In late August, Gordon and I went for the long-awaited trip to Nova Scotia. It was an epic journey, three years in the making. We visited places he'd only heard about. We spent time with friends he hadn't seen in more than a year. We took Amanda's ashes back to the ocean as she requested.
|Gordon leaping rocks at Peggys Cove, NS. Click to embiggen.|
We were there for a week and were on the move almost every day. We put 1000 km on the rental car in between flying there and flying back.
It was excellent, but it was also exhausting. And I found myself different in the weeks after.
Before, I was going out. I was being social. I was busy and optimistic.
After, I seemed to drop contact with almost everyone. I thought I was just tired, then I thought I'd shifted into some different gear of creativity or contemplation. But the months have worn on and I'm still not quite back to where I was. I'm meh.
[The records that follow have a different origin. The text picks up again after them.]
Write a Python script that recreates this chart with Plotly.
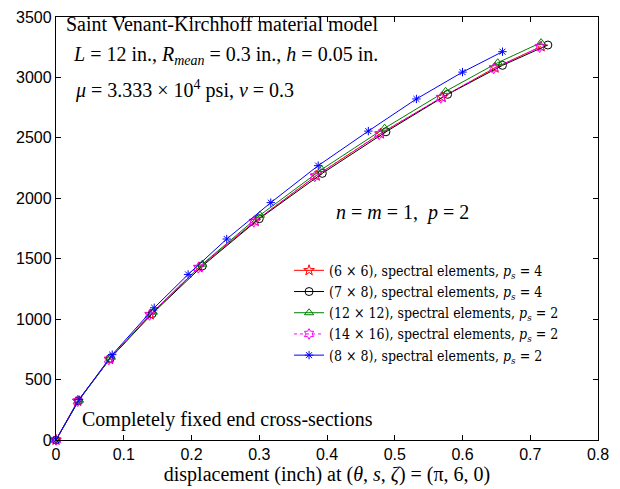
import plotly.graph_objects as go

# Data
x_6x6 = [0, 0.032, 0.079, 0.139, 0.211, 0.294, 0.384, 0.479, 0.570, 0.648, 0.716]
y_6x6 = [0, 322, 668, 1038, 1428, 1810, 2186, 2535, 2836, 3080, 3256]

x_7x8 = [0, 0.033, 0.080, 0.142, 0.216, 0.300, 0.393, 0.487, 0.578, 0.659, 0.726]
y_7x8 = [0, 325, 675, 1045, 1440, 1831, 2206, 2550, 2860, 3100, 3268]

x_12x12 = [0, 0.034, 0.081, 0.143, 0.216, 0.301, 0.392, 0.485, 0.575, 0.652, 0.716]
y_12x12 = [0, 330, 685, 1058, 1455, 1860, 2238, 2580, 2885, 3122, 3288]

x_14x16 = [0, 0.032, 0.078, 0.138, 0.210, 0.292, 0.382, 0.477, 0.568, 0.646, 0.714]
y_14x16 = [0, 320, 665, 1034, 1424, 1804, 2180, 2529, 2830, 3074, 3250]

x_8x8 = [0, 0.034, 0.083, 0.145, 0.195, 0.252, 0.317, 0.387, 0.461, 0.532, 0.600, 0.659]
y_8x8 = [0, 334, 706, 1094, 1370, 1663, 1964, 2270, 2556, 2822, 3044, 3213]

x_ticks = [0, 0.1, 0.2, 0.3, 0.4, 0.5, 0.6, 0.7, 0.8]
y_ticks = [0, 500, 1000, 1500, 2000, 2500, 3000, 3500]

SERIF = "Liberation Serif"
SANS = "Liberation Sans"

series = [
    (x_6x6, y_6x6, "(6 × 6), spectral elements, <i>p<sub>s</sub></i> = 4", "red", "star-open", "solid", 8),
    (x_7x8, y_7x8, "(7 × 8), spectral elements, <i>p<sub>s</sub></i> = 4", "black", "circle-open", "solid", 8),
    (x_12x12, y_12x12, "(12 × 12), spectral elements, <i>p<sub>s</sub></i> = 2", "#008000", "triangle-up-open", "solid", 8),
    (x_14x16, y_14x16, "(14 × 16), spectral elements, <i>p<sub>s</sub></i> = 2", "magenta", "hexagram-open", "dot", 8),
    (x_8x8, y_8x8, "(8 × 8), spectral elements, <i>p<sub>s</sub></i> = 2", "blue", "asterisk-open", "solid", 7),
]

fig = go.Figure()
for xs, ys, name, col, sym, dash, ms in series:
    fig.add_trace(go.Scatter(
        x=xs, y=ys, name=name, mode="lines+markers",
        line=dict(color=col, width=1, dash=dash),
        marker=dict(symbol=sym, size=ms, color=col, line=dict(color=col, width=1)),
        cliponaxis=False,
    ))

axis_common = dict(
    showgrid=False, zeroline=False, showline=True, linecolor="black", linewidth=1.3,
    mirror="ticks", ticks="inside", ticklen=5, tickwidth=1, tickcolor="black",
    tickfont=dict(family=SANS, size=16, color="black"),
)

fig.update_xaxes(range=[0, 0.8], tickvals=x_ticks, ticktext=[("%g" % v) for v in x_ticks],
                 title=dict(text="displacement (inch) at (<i>θ</i>, <i>s</i>, <i>ζ</i>) = (π, 6, 0)",
                            font=dict(family=SERIF, size=20, color="black"), standoff=0),
                 **axis_common)
fig.update_yaxes(range=[0, 3500], tickvals=y_ticks, ticktext=[str(v) for v in y_ticks],
                 ticklabelstandoff=0, **axis_common)

annots = [
    (0.012, 3440, "Saint Venant-Kirchhoff material model"),
    (0.022, 3180, "<i>L</i> = 12 in., <i>R<sub>mean</sub></i> = 0.3 in., <i>h</i> = 0.05 in."),
    (0.025, 2900, "<i>μ</i> = 3.333 × 10<sup>4</sup> psi, <i>ν</i> = 0.3"),
    (0.41, 1880, "<i>n</i> = <i>m</i> = 1,  <i>p</i> = 2"),
    (0.035, 170, "Completely fixed end cross-sections"),
]
for ax, ay, txt in annots:
    fig.add_annotation(x=ax, y=ay, xref="x", yref="y", text=txt, showarrow=False,
                       xanchor="left", yanchor="middle",
                       font=dict(family=SERIF, size=20, color="black"))

fig.update_layout(
    width=620, height=489,
    margin=dict(l=56, r=22, t=9, b=49),
    paper_bgcolor="white", plot_bgcolor="white",
    legend=dict(x=0.43, y=0.438, xanchor="left", yanchor="top",
                bgcolor="rgba(0,0,0,0)", borderwidth=0,
                font=dict(family="DejaVu Serif Condensed", size=14, color="black"),
                tracegroupgap=0, itemwidth=30),
)

fig.write_html("out.html")
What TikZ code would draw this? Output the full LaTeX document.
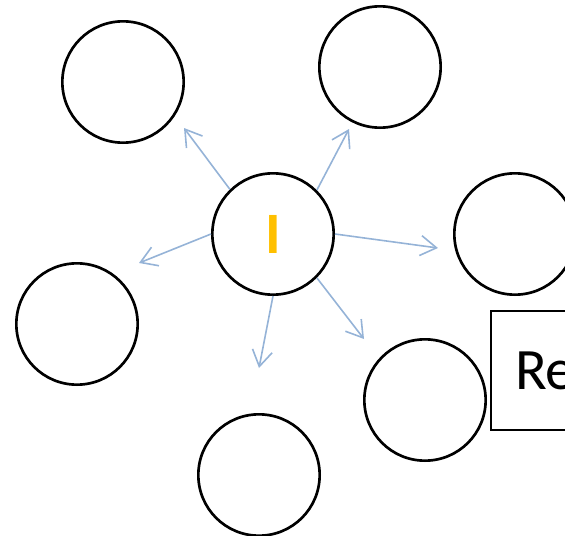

But it's not a deep, dark, miserable meh. It's just a little too alone and overwhelming for my liking. I'm working on it. I haven't been 100% unproductive -- stuff is still getting done. Gordon started school in the fall, for example, and has been doing great. I'm still a passable success at grown-up living, but I know I'm not doing an A+ job in some areas.
I just wanted to make a little appearance on my own blog and say Gordon's doing great, and I'm kind of meh.